City officials say violent crime in the city increased slightly 6 percent in 2012 over the previous year, when crime was at its lowest in decades.
Newly appointed police chief Janee Harteau says crime got an early start a year ago because of the short winter. However, she said timely police work and help from the public helped keep the numbers from worsening.
The city announced year-end crime statistics at the Minneapolis Police Fifth Precinct building, a block away from the intersection of Nicollet Avenue and Lake Street. The precinct covers central and southwest Minneapolis, including the chain of lakes area and Uptown. The precinct is also where violent crime dropped more sharply than in any other part of the city.
Assistant police chief Matt Clark was commander of Fifth Precinct in 2012, and touted the double-digit drop in overall violent crime there.
"It's almost 18 percent. Part of that is due to analyzing crime," Clark said. "Looking at our statistics and taking our resources and putting them in the spots where they are most needed."
One of those crime hot spots was an area of several blocks in the Stevens Square neighborhood just outside of downtown. After increasing police presence in the area in 2012, both overall violent crime and gun crime dropped by half from the previous year, Clark said. He said the changes did not come solely from police work, and that members of neighborhood groups helped officers locate some of the problem areas.
Bryan Anderson, chair of the Stevens Square Neighborhood Association, said the collaboration between community groups and the department has reaped some positive results.
"We have statistics from January through October of 2012 and robberies and aggravated assaults were both down over 50 percent in Stevens Square and Loring Heights neighborhoods," Anderson said. "Rape was down 33 percent."
Yet violent crime last year increased in both downtown and north Minneapolis. Police officials did not highlight the north side statistics, and have not made the final data available on the department's website. When asked about north side crime, Harteau said one thing she wants is for more police officer patrol walks. She said when she walked a beat 20 years ago, people felt comfortable talking to her about what was going on in the neighborhood.

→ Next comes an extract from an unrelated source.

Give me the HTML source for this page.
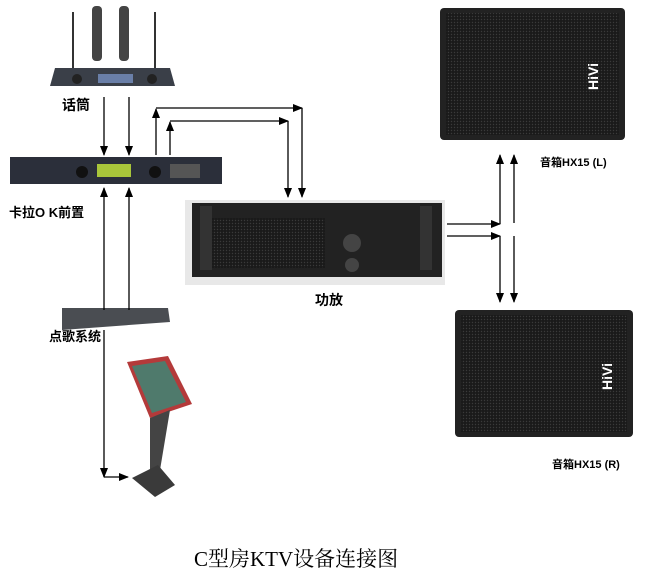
<!DOCTYPE html>
<html><head><meta charset="utf-8"><style>
body{margin:0;background:#fff;width:650px;height:575px;overflow:hidden;position:relative;font-family:"Liberation Sans","Noto Sans CJK SC",sans-serif}
.t{position:absolute;font-weight:bold;font-size:13px;color:#000;white-space:nowrap}
</style></head><body>
<svg width="650" height="575" style="position:absolute;left:0;top:0">
<defs>
<marker id="a" markerWidth="10" markerHeight="8" refX="9" refY="4" orient="auto" markerUnits="userSpaceOnUse"><path d="M0,0L10,4L0,8z" fill="#000"/></marker>
<pattern id="g" width="3" height="3" patternUnits="userSpaceOnUse"><rect width="3" height="3" fill="#1a1a1a"/><circle cx="1.5" cy="1.5" r="0.7" fill="#3a3a3a"/></pattern>
</defs>
<!-- mic receiver -->
<line x1="73" y1="12" x2="73" y2="70" stroke="#333" stroke-width="2"/>
<line x1="155" y1="12" x2="155" y2="70" stroke="#333" stroke-width="2"/>
<rect x="92" y="6" width="10" height="55" rx="4" fill="#444"/>
<rect x="119" y="6" width="10" height="55" rx="4" fill="#444"/>
<path d="M55,68L170,68L175,86L50,86z" fill="#3a3f48"/>
<rect x="98" y="74" width="35" height="9" fill="#6a7fa8"/>
<circle cx="77" cy="79" r="5" fill="#222"/><circle cx="152" cy="79" r="5" fill="#222"/>
<!-- karaoke -->
<rect x="10" y="157" width="212" height="27" fill="#2b2f3a"/>
<rect x="97" y="164" width="34" height="13" fill="#a9c63a"/>
<circle cx="82" cy="172" r="6" fill="#111"/><circle cx="155" cy="172" r="6" fill="#111"/>
<rect x="170" y="164" width="30" height="14" fill="#555"/>
<!-- song system -->
<path d="M62,308L168,308L170,322L62,330z" fill="#4a4d52"/>
<!-- kiosk -->
<path d="M127,362L168,356L192,404L150,418z" fill="#b43a3a"/>
<path d="M132,366L165,361L186,402L152,413z" fill="#4f7a6c"/>
<path d="M150,418L170,410Q165,440 160,470L150,470Q150,440 150,418z" fill="#444"/>
<path d="M132,478L158,465L175,485L155,497z" fill="#3a3a3a"/>
<!-- amp -->
<rect x="185" y="200" width="260" height="85" fill="#e8e8e8"/>
<rect x="192" y="203" width="250" height="74" fill="#222"/>
<rect x="205" y="218" width="120" height="50" fill="url(#g)"/>
<circle cx="352" cy="243" r="9" fill="#444"/><circle cx="352" cy="265" r="7" fill="#444"/>
<rect x="200" y="206" width="12" height="64" fill="#333"/><rect x="420" y="206" width="12" height="64" fill="#333"/>
<!-- speakers -->
<rect x="440" y="8" width="185" height="132" rx="4" fill="#222"/>
<rect x="446" y="13" width="173" height="122" fill="url(#g)"/>
<text x="598" y="90" fill="#fff" font-size="14" font-weight="bold" transform="rotate(-90 598 90)" font-family="Liberation Sans">HiVi</text>
<rect x="455" y="310" width="178" height="127" rx="4" fill="#222"/>
<rect x="461" y="315" width="166" height="117" fill="url(#g)"/>
<text x="612" y="390" fill="#fff" font-size="14" font-weight="bold" transform="rotate(-90 612 390)" font-family="Liberation Sans">HiVi</text>
<g stroke="#000" stroke-width="1.3" fill="none">
<line x1="104" y1="97" x2="104" y2="155" marker-end="url(#a)"/>
<line x1="129" y1="97" x2="129" y2="155" marker-end="url(#a)"/>
<polyline points="156,155 156,109" marker-end="url(#a)"/>
<polyline points="156,108 302,108" marker-end="url(#a)"/>
<polyline points="302,108 302,197" marker-end="url(#a)"/>
<polyline points="170,155 170,122" marker-end="url(#a)"/>
<polyline points="170,121 288,121" marker-end="url(#a)"/>
<polyline points="288,121 288,197" marker-end="url(#a)"/>
<line x1="104" y1="310" x2="104" y2="188" marker-end="url(#a)"/>
<line x1="129" y1="310" x2="129" y2="188" marker-end="url(#a)"/>
<polyline points="104,330 104,477" marker-end="url(#a)"/>
<polyline points="104,477 128,477" marker-end="url(#a)"/>
<line x1="447" y1="224" x2="500" y2="224" marker-end="url(#a)"/>
<line x1="447" y1="236" x2="500" y2="236" marker-end="url(#a)"/>
<line x1="500" y1="224" x2="500" y2="155" marker-end="url(#a)"/>
<line x1="500" y1="236" x2="500" y2="302" marker-end="url(#a)"/>
<line x1="514" y1="223" x2="514" y2="155" marker-end="url(#a)"/>
<line x1="514" y1="236" x2="514" y2="302" marker-end="url(#a)"/>
</g>
</svg>
<div class="t" style="left:62px;top:95px;font-size:14px">话筒</div>
<div class="t" style="left:9px;top:202px">卡拉O K前置</div>
<div class="t" style="left:49px;top:326px">点歌系统</div>
<div class="t" style="left:315px;top:290px;font-size:14px">功放</div>
<div class="t" style="left:540px;top:154px;font-size:11px">音箱HX15 (L)</div>
<div class="t" style="left:552px;top:456px;font-size:11px">音箱HX15 (R)</div>
<div style="position:absolute;left:194px;top:543px;font-size:21px;font-family:'Liberation Serif','Noto Serif CJK SC',serif;white-space:nowrap">C型房KTV设备连接图</div>
</body></html>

"There's people out there that have information. We still have three-year-old Terrell Mayes and we still haven't caught that killer," Harteau said. "Anybody who's interviewed me and has looked at my desk — his picture sits on my desk. So, I look at that every day."
Terrell Mayes Jr. was killed by a bullet in his north Minneapolis home just after Christmas 2011. In 2012, three homicide victims in Minneapolis were age 5 and younger. Suspects have been arrested and charged in all three cases. Two teenage boys were also killed last year.
An unofficial tally shows that police have closed a little more than 70 percent of last year's homicide cases — that's the same closure rate as 2011. A closed case is one that results in a complaint filed by the Hennepin County Attorney's office or is determined to be a justified killing. And 30 of the 42 killings in 2012 were committed with firearms.
Harteau said the police department will continue to focus on how violent criminals are obtaining firearms, with efforts to stop that. Officers recovered 658 guns from crime scenes and in traffic stops in the city last year which is an increase of 27.5 percent over 2011.